WORK TO BE COMPLETED — Reproduce the material word for word; the images stay out.

--- --- ---

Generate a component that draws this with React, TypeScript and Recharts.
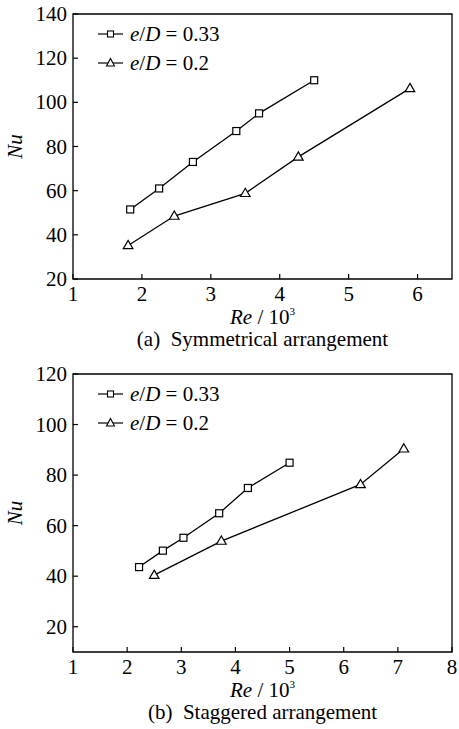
import { LineChart, Line, XAxis, YAxis, ReferenceArea, Legend } from "recharts";

const FONT = '"Liberation Serif", "Times New Roman", serif';

// (a) Symmetrical arrangement
const reA033 = [1.83, 2.25, 2.74, 3.37, 3.7, 4.5];
const nuA033 = [51.5, 61, 73, 87, 95, 110];
const reA02 = [1.8, 2.47, 3.5, 4.27, 5.89];
const nuA02 = [35.2, 48.5, 58.8, 75.3, 106.3];

// (b) Staggered arrangement
const reB033 = [2.22, 2.66, 3.04, 3.7, 4.23, 5.0];
const nuB033 = [43.6, 50.1, 55.2, 64.9, 74.9, 84.9];
const reB02 = [2.5, 3.74, 6.31, 7.11];
const nuB02 = [40.4, 53.9, 76.3, 90.4];

const xTicksA = [1, 2, 3, 4, 5, 6];
const yTicksA = [20, 40, 60, 80, 100, 120, 140];
const xTicksB = [1, 2, 3, 4, 5, 6, 7, 8];
const yTicksB = [20, 40, 60, 80, 100, 120];

const labels033 = "0.33";
const labels02 = "0.2";

const toPoints = (xs: number[], ys: number[]) =>
  xs.map((x, i) => ({ x, y: ys[i] }));

const txt = { fontFamily: FONT, fontSize: 21, fill: "#000" };

const Square = (props: any) => {
  const { cx, cy, index } = props;
  if (cx == null || cy == null) return null;
  return (
    <rect
      key={index}
      x={cx - 3.5}
      y={cy - 3.5}
      width={7}
      height={7}
      fill="#fff"
      stroke="#000"
      strokeWidth={1.2}
    />
  );
};

const Triangle = (props: any) => {
  const { cx, cy, index } = props;
  if (cx == null || cy == null) return null;
  return (
    <polygon
      key={index}
      points={`${cx},${cy - 5} ${cx + 4.8},${cy + 3.2} ${cx - 4.8},${cy + 3.2}`}
      fill="#fff"
      stroke="#000"
      strokeWidth={1.2}
    />
  );
};

const XTick = (props: any) => {
  const { x, y, payload } = props;
  return (
    <g>
      <line x1={x} x2={x} y1={y} y2={y - 5} stroke="#000" strokeWidth={1.2} />
      <text x={x} y={y + 22} textAnchor="middle" style={txt}>
        {payload.value}
      </text>
    </g>
  );
};

const YTick = (props: any) => {
  const { x, y, payload } = props;
  return (
    <g>
      <line x1={x} x2={x + 5} y1={y} y2={y} stroke="#000" strokeWidth={1.2} />
      <text x={x - 6} y={y + 7} textAnchor="end" style={txt}>
        {payload.value}
      </text>
    </g>
  );
};

const LegendBox = () => (
  <div style={{ fontFamily: FONT, fontSize: 21, color: "#000" }}>
    {[
      { v: labels033, m: "sq" },
      { v: labels02, m: "tri" },
    ].map((r) => (
      <div
        key={r.v}
        style={{ display: "flex", alignItems: "center", height: 29 }}
      >
        <svg width={32} height={14} style={{ display: "block" }}>
          <line x1={0} x2={25} y1={7} y2={7} stroke="#000" strokeWidth={1.2} />
          {r.m === "sq" ? (
            <rect x={9.5} y={4} width={6} height={6} fill="#fff" stroke="#000" strokeWidth={1.1} />
          ) : (
            <polygon points="12.5,2.5 16.5,10 8.5,10" fill="#fff" stroke="#000" strokeWidth={1.1} />
          )}
        </svg>
        <span style={{ whiteSpace: "nowrap" }}>
          <i>e</i>/<i>D</i> = {r.v}
        </span>
      </div>
    ))}
  </div>
);

function Panel({
  top,
  height,
  plotTop,
  plotBottom,
  xDomain,
  yDomain,
  xTicks,
  yTicks,
  s033,
  s02,
  caption,
}: any) {
  const xAxisH = 30;
  const renderXLabel = (p: any) => {
    const vb = p.viewBox;
    const cx = vb.x + vb.width / 2;
    return (
      <g>
        <text x={cx} y={vb.y + 45} textAnchor="middle" style={txt}>
          <tspan style={{ fontStyle: "italic" }}>Re</tspan>
          <tspan> / 10</tspan>
          <tspan dy={-9} style={{ fontSize: 11 }}>3</tspan>
        </text>
        <text x={cx} y={vb.y + 67} textAnchor="middle" style={txt}>
          {caption}
        </text>
      </g>
    );
  };
  const renderYLabel = (p: any) => {
    const vb = p.viewBox;
    const cy = vb.y + vb.height / 2;
    return (
      <text
        x={22}
        y={cy}
        transform={`rotate(-90, 22, ${cy})`}
        textAnchor="middle"
        style={{ ...txt, fontStyle: "italic" }}
      >
        Nu
      </text>
    );
  };
  return (
    <div style={{ position: "absolute", left: 0, top }}>
      <LineChart
        width={459}
        height={height}
        margin={{
          top: plotTop,
          right: 7,
          left: 13,
          bottom: height - plotBottom - xAxisH,
        }}
      >
        <XAxis
          type="number"
          dataKey="x"
          domain={xDomain}
          ticks={xTicks}
          allowDataOverflow
          axisLine={false}
          tickLine={false}
          tickSize={0}
          tickMargin={0}
          height={xAxisH}
          interval={0}
          tick={<XTick />}
          label={renderXLabel}
        />
        <YAxis
          type="number"
          domain={yDomain}
          ticks={yTicks}
          allowDataOverflow
          axisLine={false}
          tickLine={false}
          tickSize={0}
          tickMargin={0}
          width={60}
          interval={0}
          tick={<YTick />}
          label={renderYLabel}
        />
        <ReferenceArea
          x1={xDomain[0]}
          x2={xDomain[1]}
          y1={yDomain[0]}
          y2={yDomain[1]}
          fill="none"
          fillOpacity={0}
          stroke="#000"
          strokeWidth={1.3}
        />
        <Line
          data={s033}
          dataKey="y"
          name="e/D = 0.33"
          stroke="#000"
          strokeWidth={1.3}
          dot={Square}
          activeDot={false}
          isAnimationActive={false}
        />
        <Line
          data={s02}
          dataKey="y"
          name="e/D = 0.2"
          stroke="#000"
          strokeWidth={1.3}
          dot={Triangle}
          activeDot={false}
          isAnimationActive={false}
        />
        <Legend
          layout="vertical"
          align="center"
          verticalAlign="middle"
          content={<LegendBox />}
          wrapperStyle={{
            position: "absolute",
            left: 98,
            top: plotTop + 20 - 14.5,
            width: "auto",
          }}
        />
      </LineChart>
    </div>
  );
}

export default function App() {
  return (
    <div
      style={{
        position: "absolute",
        left: 0,
        top: 0,
        width: 459,
        height: 729,
        background: "#fff",
      }}
    >
      <Panel
        top={0}
        height={352}
        plotTop={14}
        plotBottom={279}
        xDomain={[1, 6.5]}
        yDomain={[20, 140]}
        xTicks={xTicksA}
        yTicks={yTicksA}
        s033={toPoints(reA033, nuA033)}
        s02={toPoints(reA02, nuA02)}
        caption={"(a)\u00a0 Symmetrical arrangement"}
      />
      <Panel
        top={340}
        height={389}
        plotTop={34}
        plotBottom={312}
        xDomain={[1, 8]}
        yDomain={[10, 120]}
        xTicks={xTicksB}
        yTicks={yTicksB}
        s033={toPoints(reB033, nuB033)}
        s02={toPoints(reB02, nuB02)}
        caption={"(b)\u00a0 Staggered arrangement"}
      />
    </div>
  );
}
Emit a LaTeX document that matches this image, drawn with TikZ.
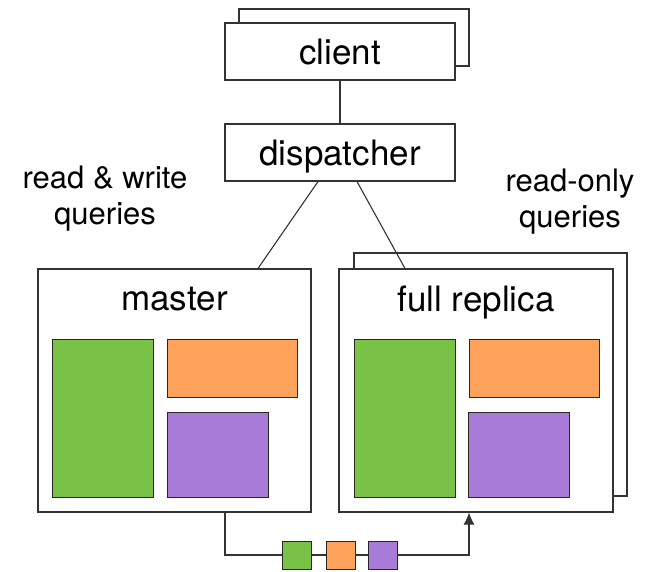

--- --- ---

EXERCISE RESULT —
Generate a component that draws this with React, TypeScript and Recharts.
import { LineChart, Line, XAxis, YAxis, ReferenceArea, Legend } from "recharts";

const FONT = '"Liberation Serif", "Times New Roman", serif';

// (a) Symmetrical arrangement
const reA033 = [1.83, 2.25, 2.74, 3.37, 3.7, 4.5];
const nuA033 = [51.5, 61, 73, 87, 95, 110];
const reA02 = [1.8, 2.47, 3.5, 4.27, 5.89];
const nuA02 = [35.2, 48.5, 58.8, 75.3, 106.3];

// (b) Staggered arrangement
const reB033 = [2.22, 2.66, 3.04, 3.7, 4.23, 5.0];
const nuB033 = [43.6, 50.1, 55.2, 64.9, 74.9, 84.9];
const reB02 = [2.5, 3.74, 6.31, 7.11];
const nuB02 = [40.4, 53.9, 76.3, 90.4];

const xTicksA = [1, 2, 3, 4, 5, 6];
const yTicksA = [20, 40, 60, 80, 100, 120, 140];
const xTicksB = [1, 2, 3, 4, 5, 6, 7, 8];
const yTicksB = [20, 40, 60, 80, 100, 120];

const labels033 = "0.33";
const labels02 = "0.2";

const toPoints = (xs: number[], ys: number[]) =>
  xs.map((x, i) => ({ x, y: ys[i] }));

const txt = { fontFamily: FONT, fontSize: 21, fill: "#000" };

const Square = (props: any) => {
  const { cx, cy, index } = props;
  if (cx == null || cy == null) return null;
  return (
    <rect
      key={index}
      x={cx - 3.5}
      y={cy - 3.5}
      width={7}
      height={7}
      fill="#fff"
      stroke="#000"
      strokeWidth={1.2}
    />
  );
};

const Triangle = (props: any) => {
  const { cx, cy, index } = props;
  if (cx == null || cy == null) return null;
  return (
    <polygon
      key={index}
      points={`${cx},${cy - 5} ${cx + 4.8},${cy + 3.2} ${cx - 4.8},${cy + 3.2}`}
      fill="#fff"
      stroke="#000"
      strokeWidth={1.2}
    />
  );
};

const XTick = (props: any) => {
  const { x, y, payload } = props;
  return (
    <g>
      <line x1={x} x2={x} y1={y} y2={y - 5} stroke="#000" strokeWidth={1.2} />
      <text x={x} y={y + 22} textAnchor="middle" style={txt}>
        {payload.value}
      </text>
    </g>
  );
};

const YTick = (props: any) => {
  const { x, y, payload } = props;
  return (
    <g>
      <line x1={x} x2={x + 5} y1={y} y2={y} stroke="#000" strokeWidth={1.2} />
      <text x={x - 6} y={y + 7} textAnchor="end" style={txt}>
        {payload.value}
      </text>
    </g>
  );
};

const LegendBox = () => (
  <div style={{ fontFamily: FONT, fontSize: 21, color: "#000" }}>
    {[
      { v: labels033, m: "sq" },
      { v: labels02, m: "tri" },
    ].map((r) => (
      <div
        key={r.v}
        style={{ display: "flex", alignItems: "center", height: 29 }}
      >
        <svg width={32} height={14} style={{ display: "block" }}>
          <line x1={0} x2={25} y1={7} y2={7} stroke="#000" strokeWidth={1.2} />
          {r.m === "sq" ? (
            <rect x={9.5} y={4} width={6} height={6} fill="#fff" stroke="#000" strokeWidth={1.1} />
          ) : (
            <polygon points="12.5,2.5 16.5,10 8.5,10" fill="#fff" stroke="#000" strokeWidth={1.1} />
          )}
        </svg>
        <span style={{ whiteSpace: "nowrap" }}>
          <i>e</i>/<i>D</i> = {r.v}
        </span>
      </div>
    ))}
  </div>
);

function Panel({
  top,
  height,
  plotTop,
  plotBottom,
  xDomain,
  yDomain,
  xTicks,
  yTicks,
  s033,
  s02,
  caption,
}: any) {
  const xAxisH = 30;
  const renderXLabel = (p: any) => {
    const vb = p.viewBox;
    const cx = vb.x + vb.width / 2;
    return (
      <g>
        <text x={cx} y={vb.y + 45} textAnchor="middle" style={txt}>
          <tspan style={{ fontStyle: "italic" }}>Re</tspan>
          <tspan> / 10</tspan>
          <tspan dy={-9} style={{ fontSize: 11 }}>3</tspan>
        </text>
        <text x={cx} y={vb.y + 67} textAnchor="middle" style={txt}>
          {caption}
        </text>
      </g>
    );
  };
  const renderYLabel = (p: any) => {
    const vb = p.viewBox;
    const cy = vb.y + vb.height / 2;
    return (
      <text
        x={22}
        y={cy}
        transform={`rotate(-90, 22, ${cy})`}
        textAnchor="middle"
        style={{ ...txt, fontStyle: "italic" }}
      >
        Nu
      </text>
    );
  };
  return (
    <div style={{ position: "absolute", left: 0, top }}>
      <LineChart
        width={459}
        height={height}
        margin={{
          top: plotTop,
          right: 7,
          left: 13,
          bottom: height - plotBottom - xAxisH,
        }}
      >
        <XAxis
          type="number"
          dataKey="x"
          domain={xDomain}
          ticks={xTicks}
          allowDataOverflow
          axisLine={false}
          tickLine={false}
          tickSize={0}
          tickMargin={0}
          height={xAxisH}
          interval={0}
          tick={<XTick />}
          label={renderXLabel}
        />
        <YAxis
          type="number"
          domain={yDomain}
          ticks={yTicks}
          allowDataOverflow
          axisLine={false}
          tickLine={false}
          tickSize={0}
          tickMargin={0}
          width={60}
          interval={0}
          tick={<YTick />}
          label={renderYLabel}
        />
        <ReferenceArea
          x1={xDomain[0]}
          x2={xDomain[1]}
          y1={yDomain[0]}
          y2={yDomain[1]}
          fill="none"
          fillOpacity={0}
          stroke="#000"
          strokeWidth={1.3}
        />
        <Line
          data={s033}
          dataKey="y"
          name="e/D = 0.33"
          stroke="#000"
          strokeWidth={1.3}
          dot={Square}
          activeDot={false}
          isAnimationActive={false}
        />
        <Line
          data={s02}
          dataKey="y"
          name="e/D = 0.2"
          stroke="#000"
          strokeWidth={1.3}
          dot={Triangle}
          activeDot={false}
          isAnimationActive={false}
        />
        <Legend
          layout="vertical"
          align="center"
          verticalAlign="middle"
          content={<LegendBox />}
          wrapperStyle={{
            position: "absolute",
            left: 98,
            top: plotTop + 20 - 14.5,
            width: "auto",
          }}
        />
      </LineChart>
    </div>
  );
}

export default function App() {
  return (
    <div
      style={{
        position: "absolute",
        left: 0,
        top: 0,
        width: 459,
        height: 729,
        background: "#fff",
      }}
    >
      <Panel
        top={0}
        height={352}
        plotTop={14}
        plotBottom={279}
        xDomain={[1, 6.5]}
        yDomain={[20, 140]}
        xTicks={xTicksA}
        yTicks={yTicksA}
        s033={toPoints(reA033, nuA033)}
        s02={toPoints(reA02, nuA02)}
        caption={"(a)\u00a0 Symmetrical arrangement"}
      />
      <Panel
        top={340}
        height={389}
        plotTop={34}
        plotBottom={312}
        xDomain={[1, 8]}
        yDomain={[10, 120]}
        xTicks={xTicksB}
        yTicks={yTicksB}
        s033={toPoints(reB033, nuB033)}
        s02={toPoints(reB02, nuB02)}
        caption={"(b)\u00a0 Staggered arrangement"}
      />
    </div>
  );
}
Emit a LaTeX document that matches this image, drawn with TikZ.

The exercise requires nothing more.